Sometimes in the same interview or debate he changes his views on policies – the flip-flopping problem that afflicted John Kerry and disturbed some with Mitt Romney.  This sounds opportunistic to me.

Is there any difference between a powerful, paternalistic narcissist wearing a blue tie and one wearing red?  Ironically, Trump exhibits many of the same characteristics for which he criticizes most politicians.  And as for deals, the only deal a leftist wants is one strictly on his terms – and right-wingers are so tired of getting the short end of the stick every time they make a deal, being a deal broker is not a net positive in this election.

Yet loyal Trump supporters are so incensed, they don’t even bat an eye about his inconsistencies on policies, past dalliances with liberalism and Democrats, and crude remarks – behavior and history they wouldn’t tolerate in any other candidate.  They can’t forgive Rubio for his immigration transgression, but they turn a blind eye to Trump’s employment of illegal aliens.  They won’t support Cruz because he is perceived as difficult to work with, nasty and disingenuous, yet they applaud every insult and bit of invective hurled by the Don.  They revile Kasich for being more liberal than Hillary, yet they look the other way regarding Trump’s support for Democrats and Democrat policies (like single-payer health care) and his liberal views on guns, Planned Parenthood, and taxes.

I’m not one of those critics who will pooh-pooh the anger.  Anger has fueled some of the greatest movements and episodes in history.  But it can also backfire.  Anger fueled the abolitionists but also the Civil War.  It fueled the Civil Rights movement but also #BlackLivesMatter.  It fueled peaceful Tea Party protests but also the anarchy produced by Occupy Wall Street.  Either we use our rage constructively and strategically to achieve a goal, or we are just an angry mob that will self-immolate in the end.  Bully for the indignant masses!  They unleashed their wrath and used it vanquish whatever beast stirred their ire and then destroyed damn near everything else in the process!

Given all of the above, I’m not sure why so many argue that an open convention would thwart the will of the people.  As it currently stands (and things can change), Trump is winning only because 60-70% of the vote is split among the three remaining candidates.  Are we truly comfortable nominating someone with that little support?  If Trump’s victories continue to dawdle in the 30-40% range, then I’d like to see a rowdy convention where the people get to decide whether he is the right candidate or not and consider other candidates around whom the party can coalesce.

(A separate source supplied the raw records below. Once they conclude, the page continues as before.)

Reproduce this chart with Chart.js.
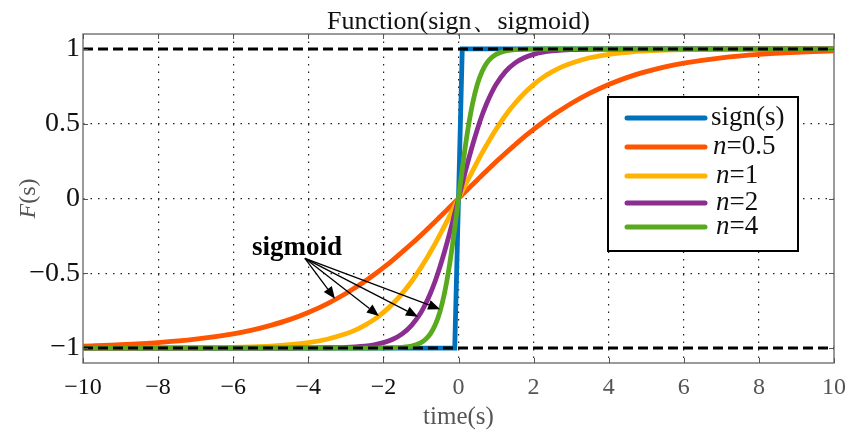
<!DOCTYPE html>
<html>
<head>
<meta charset="utf-8">
<script src="https://cdn.jsdelivr.net/npm/chart.js@4.4.1/dist/chart.umd.min.js"></script>
<style>
  html, body { margin: 0; padding: 0; background: #fff; }
  #wrap { width: 846px; height: 432px; position: relative; }
</style>
</head>
<body>
<div id="wrap"><canvas id="sigChart"></canvas></div>
<script>
// ---- data ----
const titleText = 'Function(sign、sigmoid)';
const xTicks = [-10, -8, -6, -4, -2, 0, 2, 4, 6, 8, 10];
const yTicks = [-1, -0.5, 0, 0.5, 1];
const legendLabels = ['sign(s)', 'n=0.5', 'n=1', 'n=2', 'n=4'];

const signX = [-10, -0.1, 0.1, 10];
const signY = [-1, -1, 1, 1];

const xs = [-10, -9, -8, -7, -6, -5.5, -5, -4.5, -4, -3.5, -3, -2.75, -2.5, -2.25, -2, -1.75, -1.5, -1.25, -1,
  -0.875, -0.75, -0.625, -0.5, -0.375, -0.25, -0.125,
  0,
  0.125, 0.25, 0.375, 0.5, 0.625, 0.75, 0.875,
  1, 1.25, 1.5, 1.75, 2, 2.25, 2.5, 2.75, 3, 3.5, 4, 4.5, 5, 5.5, 6, 7, 8, 9, 10];

const n05 = [-0.987, -0.978, -0.964, -0.941, -0.905, -0.880, -0.848, -0.810, -0.762, -0.704, -0.635, -0.596, -0.555, -0.510, -0.462, -0.412, -0.358, -0.303, -0.245,
  -0.215, -0.185, -0.155, -0.124, -0.094, -0.062, -0.031,
  0,
  0.031, 0.062, 0.094, 0.124, 0.155, 0.185, 0.215,
  0.245, 0.303, 0.358, 0.412, 0.462, 0.510, 0.555, 0.596, 0.635, 0.704, 0.762, 0.810, 0.848, 0.880, 0.905, 0.941, 0.964, 0.978, 0.987];
const n1 = [-1, -1, -0.999, -0.998, -0.995, -0.992, -0.987, -0.978, -0.964, -0.941, -0.905, -0.880, -0.848, -0.810, -0.762, -0.704, -0.635, -0.555, -0.462,
  -0.412, -0.358, -0.303, -0.245, -0.185, -0.124, -0.062,
  0,
  0.062, 0.124, 0.185, 0.245, 0.303, 0.358, 0.412,
  0.462, 0.555, 0.635, 0.704, 0.762, 0.810, 0.848, 0.880, 0.905, 0.941, 0.964, 0.978, 0.987, 0.992, 0.995, 0.998, 0.999, 1, 1];
const n2 = [-1, -1, -1, -1, -1, -1, -1, -1, -0.999, -0.998, -0.995, -0.992, -0.987, -0.978, -0.964, -0.941, -0.905, -0.848, -0.762,
  -0.704, -0.635, -0.555, -0.462, -0.358, -0.245, -0.124,
  0,
  0.124, 0.245, 0.358, 0.462, 0.555, 0.635, 0.704,
  0.762, 0.848, 0.905, 0.941, 0.964, 0.978, 0.987, 0.992, 0.995, 0.998, 0.999, 1, 1, 1, 1, 1, 1, 1, 1];
const n4 = [-1, -1, -1, -1, -1, -1, -1, -1, -1, -1, -1, -1, -1, -1, -0.999, -0.998, -0.995, -0.987, -0.964,
  -0.941, -0.905, -0.848, -0.762, -0.635, -0.462, -0.245,
  0,
  0.245, 0.462, 0.635, 0.762, 0.848, 0.905, 0.941,
  0.964, 0.987, 0.995, 0.998, 0.999, 1, 1, 1, 1, 1, 1, 1, 1, 1, 1, 1, 1, 1, 1];

const refX = [-10, 10];
const upperY = [1, 1];
const lowerY = [-1, -1];

// annotation "sigmoid" and its arrows, in data units
const noteText = 'sigmoid';
const notePos = [-4.3, -0.33];
const arrowFrom = [-4.09, -0.40];
const arrowTips = [[-3.29, -0.67], [-2.12, -0.785], [-1.08, -0.79], [-0.49, -0.74]];

const colors = ['#0072BD', '#FF5500', '#FFB200', '#8C2D91', '#5AAA1E'];
const serif = '"Liberation Serif", "Times New Roman", serif';

const pts = (xv, yv) => xv.map((x, i) => ({ x: x, y: yv[i] }));

function curve(label, ys, color, order) {
    return {
        label: label,
        data: pts(xs, ys),
        borderColor: color,
        borderWidth: 4.8,
        pointRadius: 0,
        cubicInterpolationMode: 'monotone',
        borderCapStyle: 'round',
        borderJoinStyle: 'round',
        fill: false,
        order: order
    };
}

function refLine(ys) {
    return {
        label: '',
        data: pts(refX, ys),
        borderColor: '#000',
        borderWidth: 3,
        borderDash: [10, 5],
        pointRadius: 0,
        fill: false,
        order: 0
    };
}

/* ---------------- overlay: frame, ticks, titles, note, legend ---------------- */
const overlay = {
    id: 'overlay',
    afterDraw(chart) {
        const { ctx, chartArea: a, scales: { x, y } } = chart;
        ctx.save();

        const seg = (x1, y1, x2, y2) => { ctx.beginPath(); ctx.moveTo(x1, y1); ctx.lineTo(x2, y2); ctx.stroke(); };

        // frame
        ctx.strokeStyle = '#7a7a7a';
        ctx.lineWidth = 1.5;
        ctx.strokeRect(a.left, a.top, a.right - a.left, a.bottom - a.top);

        // inner tick marks
        ctx.lineWidth = 1;
        ctx.strokeStyle = '#555';
        xTicks.forEach(v => {
            const px = Math.round(x.getPixelForValue(v)) + 0.5;
            seg(px, a.bottom, px, a.bottom - 5);
            seg(px, a.top, px, a.top + 5);
        });
        yTicks.forEach(v => {
            const py = Math.round(y.getPixelForValue(v)) + 0.5;
            seg(a.left, py, a.left + 5, py);
            seg(a.right, py, a.right - 5, py);
        });

        // title
        ctx.fillStyle = '#111';
        ctx.textAlign = 'center';
        ctx.textBaseline = 'alphabetic';
        ctx.font = '26px ' + serif;
        ctx.fillText(titleText, (a.left + a.right) / 2, 29);

        // x axis title
        ctx.fillStyle = '#555';
        ctx.font = '25px ' + serif;
        ctx.fillText('time(s)', (a.left + a.right) / 2, 424);

        // y axis title, italic F
        ctx.save();
        ctx.translate(35, (a.top + a.bottom) / 2);
        ctx.rotate(-Math.PI / 2);
        ctx.font = 'italic 24px ' + serif;
        const wF = ctx.measureText('F').width;
        ctx.font = '24px ' + serif;
        const wS = ctx.measureText('(s)').width;
        ctx.textAlign = 'left';
        ctx.font = 'italic 24px ' + serif;
        ctx.fillText('F', -(wF + wS) / 2, 0);
        ctx.font = '24px ' + serif;
        ctx.fillText('(s)', -(wF + wS) / 2 + wF, 0);
        ctx.restore();

        // sigmoid note with arrows
        ctx.fillStyle = '#000';
        ctx.strokeStyle = '#000';
        ctx.font = 'bold 27px ' + serif;
        ctx.textAlign = 'center';
        ctx.textBaseline = 'middle';
        ctx.fillText(noteText, x.getPixelForValue(notePos[0]), y.getPixelForValue(notePos[1]));
        const ox = x.getPixelForValue(arrowFrom[0]);
        const oy = y.getPixelForValue(arrowFrom[1]);
        ctx.lineWidth = 1.3;
        arrowTips.forEach(t => {
            const tx = x.getPixelForValue(t[0]);
            const ty = y.getPixelForValue(t[1]);
            const ang = Math.atan2(ty - oy, tx - ox);
            const len = 12, half = 5;
            const bx = tx - len * Math.cos(ang), by = ty - len * Math.sin(ang);
            seg(ox, oy, bx, by);
            ctx.beginPath();
            ctx.moveTo(tx, ty);
            ctx.lineTo(bx + half * Math.sin(ang), by - half * Math.cos(ang));
            ctx.lineTo(bx - half * Math.sin(ang), by + half * Math.cos(ang));
            ctx.closePath();
            ctx.fill();
        });

        // legend
        const lx = a.right - 226, ly = 97, lw = 190, lh = 154;
        ctx.fillStyle = '#fff';
        ctx.fillRect(lx, ly, lw, lh);
        ctx.strokeStyle = '#000';
        ctx.lineWidth = 2;
        ctx.strokeRect(lx, ly, lw, lh);
        const rowY = [118, 147, 176, 203, 227];
        chart.data.datasets.slice(0, 5).forEach((ds, i) => {
            const ry = rowY[i];
            ctx.strokeStyle = ds.borderColor;
            ctx.lineWidth = 5;
            ctx.lineCap = 'round';
            seg(lx + 19, ry, lx + 97, ry);
            ctx.fillStyle = '#111';
            ctx.textAlign = 'left';
            ctx.textBaseline = 'middle';
            const lab = legendLabels[i];
            let tx = lx + (i === 0 ? 103 : (i === 1 ? 105 : 108));
            if (lab.startsWith('n=')) {
                ctx.font = 'italic 27px ' + serif;
                ctx.fillText('n', tx, ry);
                tx += ctx.measureText('n').width;
                ctx.font = '27px ' + serif;
                ctx.fillText(lab.slice(1), tx, ry);
            } else {
                ctx.font = '27px ' + serif;
                ctx.fillText(lab, tx, ry);
            }
        });

        ctx.restore();
    }
};

document.addEventListener('DOMContentLoaded', function() {
    const canvas = document.getElementById('sigChart');

    new Chart(canvas, {
        type: 'line',
        data: {
            datasets: [
                { label: legendLabels[0], data: pts(signX, signY), borderColor: colors[0], borderWidth: 4.8,
                  pointRadius: 0, tension: 0, fill: false, borderJoinStyle: 'miter', order: 5 },
                curve(legendLabels[1], n05, colors[1], 4),
                curve(legendLabels[2], n1, colors[2], 3),
                curve(legendLabels[3], n2, colors[3], 2),
                curve(legendLabels[4], n4, colors[4], 1),
                refLine(upperY),
                refLine(lowerY)
            ]
        },
        options: {
            animation: false,
            responsive: true,
            maintainAspectRatio: false,
            layout: { padding: { top: 34, right: 12, left: 0, bottom: 0 } },
            plugins: {
                legend: { display: false },
                tooltip: { enabled: false },
                title: { display: false }
            },
            scales: {
                x: {
                    type: 'linear',
                    min: -10,
                    max: 10,
                    afterBuildTicks: s => { s.ticks = xTicks.map(v => ({ value: v })); },
                    afterFit: s => { s.height = 69; s.paddingRight = 0; s.paddingLeft = 0; },
                    ticks: {
                        font: { family: serif, size: 24 },
                        color: c => (c.tick && c.tick.value >= 0) ? '#555' : '#111',
                        padding: 10,
                        maxRotation: 0,
                        callback: v => v < 0 ? '\u2212' + Math.abs(v) : String(v)
                    },
                    grid: {
                        color: c => (c.tick && Math.abs(c.tick.value) === 10) ? 'rgba(0,0,0,0)' : '#222',
                        lineWidth: 1.2,
                        drawTicks: false
                    },
                    border: { display: false, dash: [1.5, 6] }
                },
                y: {
                    type: 'linear',
                    min: -1.1,
                    max: 1.1,
                    afterBuildTicks: s => { s.ticks = yTicks.map(v => ({ value: v })); },
                    afterFit: s => { s.width = 83; s.paddingTop = 0; s.paddingBottom = 0; },
                    ticks: {
                        font: { family: serif, size: 28 },
                        color: '#111',
                        padding: 3,
                        callback: v => v < 0 ? '\u2212' + Math.abs(v) : String(v)
                    },
                    grid: {
                        color: '#222',
                        lineWidth: 1.2,
                        drawTicks: false
                    },
                    border: { display: false, dash: [1.5, 6] }
                }
            }
        },
        plugins: [overlay]
    });
});
</script>
</body>
</html>
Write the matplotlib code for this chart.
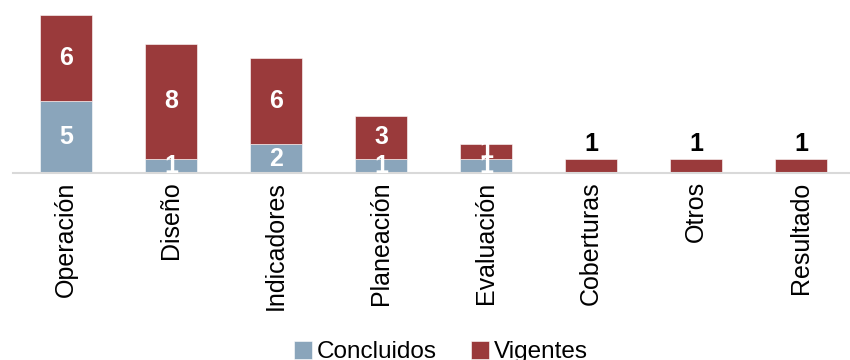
import numpy as np
import matplotlib
matplotlib.use('Agg')
import matplotlib.pyplot as plt

# data
categorias = ['Operación', 'Diseño', 'Indicadores', 'Planeación', 'Evaluación',
              'Coberturas', 'Otros', 'Resultado']
concluidos = [5, 1, 2, 1, 1, 0, 0, 0]
vigentes = [6, 8, 6, 3, 1, 1, 1, 1]

color_concl = '#8AA5BB'
color_vig = '#9A3A3B'

plt.rcParams['font.family'] = ['Liberation Sans', 'DejaVu Sans']

fig = plt.figure(figsize=(8.5, 3.6), dpi=100)
ax = fig.add_axes([13.5 / 850, 1 - 173 / 360, 836.5 / 850, 173 / 360])

x = np.arange(len(categorias))
b1 = ax.bar(x, concluidos, width=0.5, color=color_concl, edgecolor='white', linewidth=0.4)
b2 = ax.bar(x, vigentes, width=0.5, bottom=concluidos, color=color_vig,
            edgecolor='white', linewidth=0.4)

# value labels
for i in range(len(categorias)):
    c = concluidos[i]
    v = vigentes[i]
    if c > 0:
        ax.text(x[i], c / 2, str(c), ha='center', va='center', color='white',
                fontsize=18, fontweight='bold')
        ax.text(x[i], c + v / 2, str(v), ha='center', va='center', color='white',
                fontsize=18, fontweight='bold')
    else:
        ax.text(x[i], v + 0.15, str(v), ha='center', va='bottom', color='black',
                fontsize=18, fontweight='bold')

ax.set_xlim(-0.5, 7.467)
ax.set_ylim(0, 12.05)
ax.set_xticks(x)
ax.set_xticklabels(categorias, rotation=90, fontsize=18)
ax.tick_params(axis='x', length=0, pad=6)
ax.set_yticks([])
for s in ['top', 'right', 'left']:
    ax.spines[s].set_visible(False)
ax.spines['bottom'].set_color('#D9D9D9')
ax.spines['bottom'].set_linewidth(1.5)

fig.legend([b1, b2], ['Concluidos', 'Vigentes'], loc='center',
           bbox_to_anchor=(441 / 850, 1 - 352 / 360), ncol=2, frameon=False,
           fontsize=17.5, handlelength=0.75, handleheight=0.75, handletextpad=0.2,
           columnspacing=1.4, borderpad=0)

fig.savefig('out.png', dpi=100)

If our goal is to have a nominee buttressed by an enthusiastic majority who can get out the vote and beat the Dems, then an open convention might be the only path.  If The Donald emerges from such a convention intact, then all Republicans and conservatives should rally around him.

But before we get to that point, there are a few things to think about.  Remember how critical we were of the cult of personality that catapulted Obama to victory?  How the irrational mobs supporting him – so desperate for an antidote to the Bush years – had elevated him on a pedestal he hadn’t yet earned?  How people turned a blind eye to his lack of experience and divisiveness?  How too few heeded warnings about his unfettered arrogance and insatiable need to combat every criticism?

On the right, we knew that Obama was only about the packaging – a finely marketed illusion.  And yet people were apoplectic in their mania for his candidacy and presidency.  It was an irrational and unstoppable force.  But they were in love with Obama, just like the zeal and affection exhibited for Pablum Don.  And that love can be blind for politicians, just as it is for paramours.